As I watched that, I remembered that women’s ministry doesn’t have to be a bunch of women sharing their highlight reel and judging those who don’t. It doesn’t have to be a club for only the good girls. It doesn’t actually have to be anything.
There’s a new generation of women who are calling BS on the whole thing and have set their minds and hearts against it and I promise you we’re going to wake up every day and stay up in the night trying to figure out how to do this thing called life with our people. Our broken, lost, bitter, confused, tired, stressed out, wonderful, amazing people.
But this is not just for me and my 20something, 30something friends. This is for you, too. And your daughters and your granddaughters and the girls you work with and the ones you don’t even know yet.
This is for the girls who don’t know they can be any different, who don’t feel like they can follow their hearts and live out their callings.
This is for the women who feel useless after the kids have grown and for the women who want to speak their dreams to someone but are too scared to do it because it sounds extra ridiculous when spoken out loud.
This is for the mamas who leave their husbands at home and come to church alone with their kids.

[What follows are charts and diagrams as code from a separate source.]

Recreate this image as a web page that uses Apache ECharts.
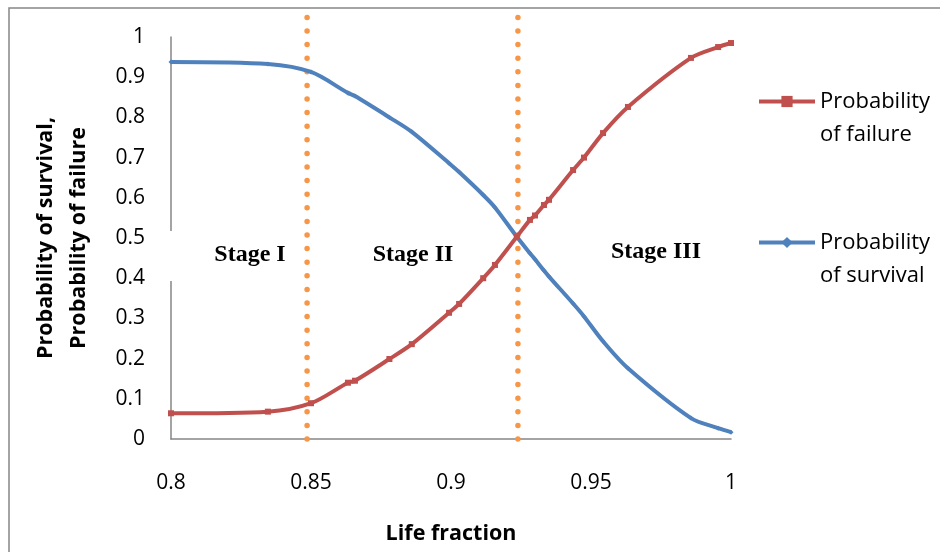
<!DOCTYPE html>
<html lang="en">
  <head>
    <meta charset="UTF-8" />
    <title>Probability of survival / failure</title>
    <style>
      html, body { margin: 0; padding: 0; background: #fff; }
    </style>
  </head>
  <body>
    <div id="main" style="width: 940px; height: 552px"></div>
    <script src="https://cdn.jsdelivr.net/npm/echarts@6/dist/echarts.min.js"></script>
    <script>
      // values
      const lifeFraction = [
        0.8, 0.8346, 0.85, 0.8632, 0.8657, 0.878, 0.886, 0.8993, 0.9029,
        0.9115, 0.9157, 0.9235, 0.9282, 0.93, 0.9332, 0.935, 0.9436, 0.9475,
        0.9543, 0.9632, 0.9857, 0.9954, 1.0,
      ];
      const failure = [
        0.064, 0.068, 0.089, 0.14, 0.145, 0.199, 0.236, 0.314, 0.336, 0.4,
        0.433, 0.503, 0.545, 0.556, 0.582, 0.595, 0.669, 0.7, 0.761, 0.826,
        0.948, 0.975, 0.985,
      ];
      const survival = [
        0.938, 0.933, 0.913, 0.861, 0.853, 0.8, 0.764, 0.686, 0.664, 0.607,
        0.576, 0.503, 0.462, 0.447, 0.419, 0.404, 0.337, 0.305, 0.243, 0.176,
        0.052, 0.027, 0.017,
      ];
      const stageBounds = [0.8486, 0.9239];
      const stageLineTop = 1.055;
      const xTicks = [0.8, 0.85, 0.9, 0.95, 1];

      const pairs = (ys) => lifeFraction.map((x, i) => [x, ys[i]]);

      const stageLines = stageBounds.map((x) => ({
        type: "line",
        data: [
          [x, 0],
          [x, stageLineTop],
        ],
        clip: false,
        silent: true,
        showSymbol: false,
        symbol: "none",
        z: 1,
        lineStyle: {
          color: "#F79646",
          width: 5.5,
          type: [0, 13.6],
          cap: "round",
        },
      }));

      const legendBase = {
        orient: "vertical",
        left: 757,
        padding: 0,
        itemWidth: 56,
        itemHeight: 14,
        itemGap: 0,
        lineStyle: { width: 4 },
        textStyle: {
          fontFamily: "Open Sans",
          fontSize: 22,
          color: "#000",
          lineHeight: 33,
        },
      };

      const chart = echarts.init(document.getElementById("main"));
      chart.setOption({
        animation: false,
        backgroundColor: "#fff",
        grid: {
          left: 171,
          top: 37,
          width: 560,
          height: 402,
          outerBoundsMode: "none",
          containLabel: false,
        },
        legend: [
          Object.assign({}, legendBase, {
            top: 52,
            data: ["Probability of failure"],
            formatter: () => " \nProbability\nof failure",
          }),
          Object.assign({}, legendBase, {
            top: 193,
            data: ["Probability of survival"],
            formatter: () => " \nProbability\nof survival",
          }),
        ],
        xAxis: {
          type: "value",
          min: 0.8,
          max: 1,
          interval: 0.05,
          name: "Life fraction",
          nameLocation: "middle",
          nameGap: 84,
          nameTextStyle: {
            fontFamily: "Open Sans",
            fontWeight: "bold",
            fontSize: 21.5,
            color: "#000",
          },
          axisLine: { lineStyle: { color: "#868686", width: 1.5 } },
          axisTick: { show: false },
          splitLine: { show: false },
          axisLabel: {
            margin: 34,
            fontFamily: "Open Sans",
            fontSize: 21,
            color: "#000",
            formatter: (v) => {
              const t = xTicks.find((k) => Math.abs(k - v) < 1e-9);
              return t === undefined ? "" : String(t);
            },
          },
        },
        yAxis: {
          type: "value",
          min: 0,
          max: 1,
          interval: 0.1,
          name: "Probability of survival,\nProbability of failure",
          nameLocation: "middle",
          nameGap: 76,
          nameTextStyle: {
            fontFamily: "Open Sans",
            fontWeight: "bold",
            fontSize: 21.5,
            lineHeight: 33,
            color: "#000",
          },
          axisLine: { show: true, lineStyle: { color: "#868686", width: 1.5 } },
          axisTick: { show: false },
          splitLine: { show: false },
          axisLabel: {
            margin: 26,
            fontFamily: "Open Sans",
            fontSize: 21,
            color: "#000",
            formatter: (v) => String(Math.round(v * 10) / 10),
          },
        },
        series: [
          ...stageLines,
          {
            name: "Probability of failure",
            type: "line",
            data: pairs(failure),
            smooth: 0.3,
            symbol: "rect",
            symbolSize: 6,
            z: 3,
            itemStyle: { color: "#C0504D" },
            lineStyle: { color: "#C0504D", width: 4 },
          },
          {
            name: "Probability of survival",
            type: "line",
            data: pairs(survival),
            smooth: 0.3,
            symbol: "diamond",
            symbolSize: 5,
            z: 2,
            itemStyle: { color: "#4F81BD" },
            lineStyle: { color: "#4F81BD", width: 4 },
          },
        ],
        graphic: [
          {
            type: "rect",
            z: 100,
            shape: { x: 9, y: 8, width: 980, height: 600 },
            style: { fill: "none", stroke: "#868686", lineWidth: 1.5 },
          },
          {
            type: "rect",
            z: 100,
            shape: { x: 166, y: 231, width: 10, height: 50 },
            style: { fill: "#fff" },
          },
          {
            type: "text",
            z: 100,
            x: 250,
            y: 255,
            style: {
              text: "Stage I",
              font: "bold 24px 'Liberation Serif'",
              fill: "#000",
              align: "center",
              verticalAlign: "middle",
            },
          },
          {
            type: "text",
            z: 100,
            x: 413,
            y: 255,
            style: {
              text: "Stage II",
              font: "bold 24px 'Liberation Serif'",
              fill: "#000",
              align: "center",
              verticalAlign: "middle",
            },
          },
          {
            type: "text",
            z: 100,
            x: 656,
            y: 252,
            style: {
              text: "Stage III",
              font: "bold 24px 'Liberation Serif'",
              fill: "#000",
              align: "center",
              verticalAlign: "middle",
            },
          },
        ],
      });
    </script>
  </body>
</html>
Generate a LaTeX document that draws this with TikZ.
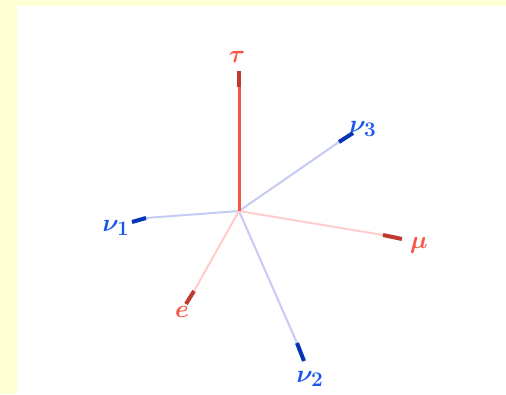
\documentclass[tikz,border=0pt]{standalone}
\definecolor{bgyellow}{HTML}{FFFFD6}
\definecolor{redline}{HTML}{F85545}
\definecolor{pinkline}{HTML}{FFCCCC}
\definecolor{blueline}{HTML}{C6CBF6}
\definecolor{tipred}{HTML}{C0392E}
\definecolor{tipblue}{HTML}{0535B5}
\definecolor{labred}{HTML}{F85545}
\definecolor{labblue}{HTML}{1A55EE}
\begin{document}
\begin{tikzpicture}[x=1pt,y=-1pt,
  redaxis/.style={draw=redline,line width=3pt},
  pinkaxis/.style={draw=pinkline,line width=2pt},
  blueaxis/.style={draw=blueline,line width=2pt},
  redtip/.style={draw=tipred,line width=4pt},
  bluetip/.style={draw=tipblue,line width=4pt},
  redlab/.style={text=labred,inner sep=0pt,font=\fontsize{28}{30}\selectfont\boldmath},
  bluelab/.style={text=labblue,inner sep=0pt,font=\fontsize{28}{30}\selectfont\boldmath}]
\useasboundingbox (0,0) rectangle (506,394);
\fill[bgyellow] (0,0) rectangle (506,394);
\fill[white] (17,6) rectangle (506,394);
\coordinate (O) at (239,211);
% tau
\coordinate (taus) at (239,87);
\coordinate (taue) at (239,71);
% nu3
\coordinate (nuthrees) at (339,142);
\coordinate (nuthreee) at (353,133);
% nu1
\coordinate (nuones) at (146,218);
\coordinate (nuonee) at (132,222);
% mu
\coordinate (mus) at (383,235);
\coordinate (mue) at (402,239);
% e
\coordinate (es) at (194,291);
\coordinate (ee) at (186,304);
% nu2
\coordinate (nutwos) at (297,343);
\coordinate (nutwoe) at (304,361);
\draw[blueaxis] (O) -- (nuthrees);
\draw[blueaxis] (O) -- (nuones);
\draw[blueaxis] (O) -- (nutwos);
\draw[pinkaxis] (O) -- (mus);
\draw[pinkaxis] (O) -- (es);
\draw[redaxis] (O) -- (taus);
\draw[redtip] (taus) -- (taue);
\draw[bluetip] (nuthrees) -- (nuthreee);
\draw[bluetip] (nuones) -- (nuonee);
\draw[bluetip] (nutwos) -- (nutwoe);
\draw[redtip] (mus) -- (mue);
\draw[redtip] (es) -- (ee);
\node[redlab] (taulab) at (237,57) {$\tau$};
\node[bluelab] (nuthreelab) at (363,129) {$\nu_3$};
\node[bluelab] (nuonelab) at (116,228) {$\nu_1$};
\node[redlab] (mulab) at (419,245) {$\mu$};
\node[redlab] (elab) at (182,312) {$e$};
\node[bluelab] (nutwolab) at (310,379) {$\nu_2$};
\end{tikzpicture}
\end{document}
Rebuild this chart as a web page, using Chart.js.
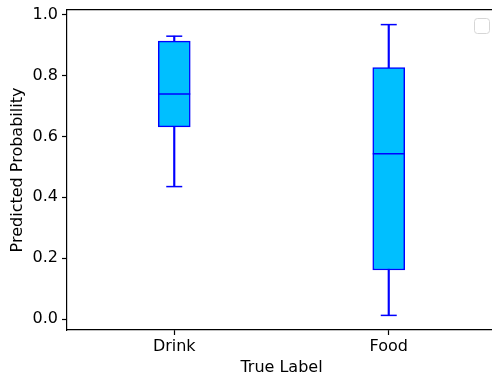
<!DOCTYPE html>
<html><head><meta charset="utf-8">
<script src="https://cdn.jsdelivr.net/npm/chart.js@4.4.1/dist/chart.umd.min.js"></script>
<style>
html,body{margin:0;padding:0;overflow:hidden;background:#fff;width:492px;height:377px}
#wrap{width:496px;height:377px}
</style>
</head><body><div id="wrap"><canvas id="c" width="496" height="377"></canvas></div>
<script>
// ---- data ----
const categories = ['Drink', 'Food'];
const whiskerLow = [0.435, 0.012];
const q1 = [0.631, 0.161];
const median = [0.739, 0.543];
const q3 = [0.913, 0.826];
const whiskerHigh = [0.929, 0.967];
const yTickValues = [0, 0.2, 0.4, 0.6, 0.8, 1.0];
const yLimits = [-0.036, 1.015];
const xLimits = [0.5, 2.5];
const xTitle = 'True Label';
const yTitle = 'Predicted Probability';

// ---- styling ----
const EDGE = '#0000ff';
const FILL = '#00bfff';
const LW = 1.5;
const AXIS = '#000000';

Chart.defaults.font.family = "'DejaVu Sans', sans-serif";
Chart.defaults.font.size = 16;
Chart.defaults.color = '#000';

const pos = categories.map((c, i) => i + 1);

const emptyLegend = {
  id: 'emptyLegend',
  afterDraw(chart) {
    const a = chart.chartArea, ctx = chart.ctx;
    const w = 15, h = 15;
    const x = a.right - 7 - w, y = a.top + 8;
    ctx.save();
    ctx.beginPath();
    ctx.roundRect(x + 0.5, y + 0.5, w, h, 3);
    ctx.fillStyle = 'rgba(255,255,255,0.8)';
    ctx.fill();
    ctx.strokeStyle = '#d6d6d6';
    ctx.lineWidth = 1;
    ctx.stroke();
    ctx.restore();
  }
};

new Chart(document.getElementById('c'), {
  type: 'bar',
  data: {
    datasets: [
      {
        type: 'bar', label: 'whiskers', order: 3, grouped: false,
        data: pos.map((p, i) => ({x: p, y: [whiskerLow[i], whiskerHigh[i]]})),
        backgroundColor: EDGE, borderWidth: 0, barThickness: LW
      },
      {
        type: 'bar', label: 'box', order: 2, grouped: false,
        data: pos.map((p, i) => ({x: p, y: [q1[i], q3[i]]})),
        backgroundColor: FILL, borderColor: EDGE, borderWidth: LW,
        borderSkipped: false, barThickness: 32
      },
      {
        type: 'scatter', label: 'median', order: 1,
        data: pos.map((p, i) => ({x: p, y: median[i]})),
        pointStyle: 'line', pointRadius: 16, borderColor: EDGE, borderWidth: LW,
        pointBorderColor: EDGE, pointBorderWidth: LW
      },
      {
        type: 'scatter', label: 'caps', order: 1,
        data: pos.map((p, i) => ({x: p, y: whiskerLow[i]})).concat(pos.map((p, i) => ({x: p, y: whiskerHigh[i]}))),
        pointStyle: 'line', pointRadius: 8, borderColor: EDGE, borderWidth: LW,
        pointBorderColor: EDGE, pointBorderWidth: LW
      }
    ]
  },
  options: {
    responsive: false,
    animation: false,
    devicePixelRatio: 1,
    events: [],
    layout: {autoPadding: false, padding: {top: 10, left: 0, right: 0, bottom: 0}},
    plugins: {legend: {display: false}, tooltip: {enabled: false}},
    scales: {
      x: {
        type: 'linear', position: 'bottom', min: xLimits[0], max: xLimits[1], offset: false,
        afterBuildTicks: s => { s.ticks = pos.map(v => ({value: v})); },
        afterFit: s => { s.height = 47; s.paddingLeft = 0; s.paddingRight = 0; },
        ticks: {padding: 2, maxRotation: 0, autoSkip: false,
          callback: v => categories[Math.round(v) - 1]},
        grid: {offset: false, drawOnChartArea: false, drawTicks: true, tickLength: 5, tickColor: AXIS, tickWidth: 1.2},
        border: {display: true, color: AXIS, width: 1.2},
        title: {display: true, text: xTitle, padding: {top: 0, bottom: 0}}
      },
      x2: {
        type: 'linear', position: 'top', min: xLimits[0], max: xLimits[1],
        ticks: {display: false}, grid: {display: false},
        border: {display: true, color: AXIS, width: 1.2},
        afterFit: s => { s.height = 0; s.paddingLeft = 0; s.paddingRight = 0; }
      },
      y: {
        type: 'linear', min: yLimits[0], max: yLimits[1],
        afterBuildTicks: s => { s.ticks = yTickValues.map(v => ({value: v})); },
        afterFit: s => { s.width = 67; s.paddingTop = 0; s.paddingBottom = 0; },
        ticks: {padding: 4, callback: v => v.toFixed(1)},
        grid: {drawOnChartArea: false, drawTicks: true, tickLength: 5, tickColor: AXIS, tickWidth: 1.2},
        border: {display: true, color: AXIS, width: 1.2},
        title: {display: true, text: yTitle, padding: {top: 8, bottom: 0}}
      }
    }
  },
  plugins: [emptyLegend]
});
</script>
</body></html>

This is for the ones who pray that something would spur their husbands to love the Lord and lead their family.
This is for the grandmothers who are raising their granddaughters and pleading with their daughters to just give church a chance.
This is for the 20somethings pounding their heads against the wall because they’re surrounded by friends who believe all the lies the world has told them rather than the truth that is found in the Word.
This is for the high school girls who feel brave but don’t know what to do about it.
This is the messy, weird, scary, crazy call to all of us. This is the kind of women’s ministry I’m excited about. Are you?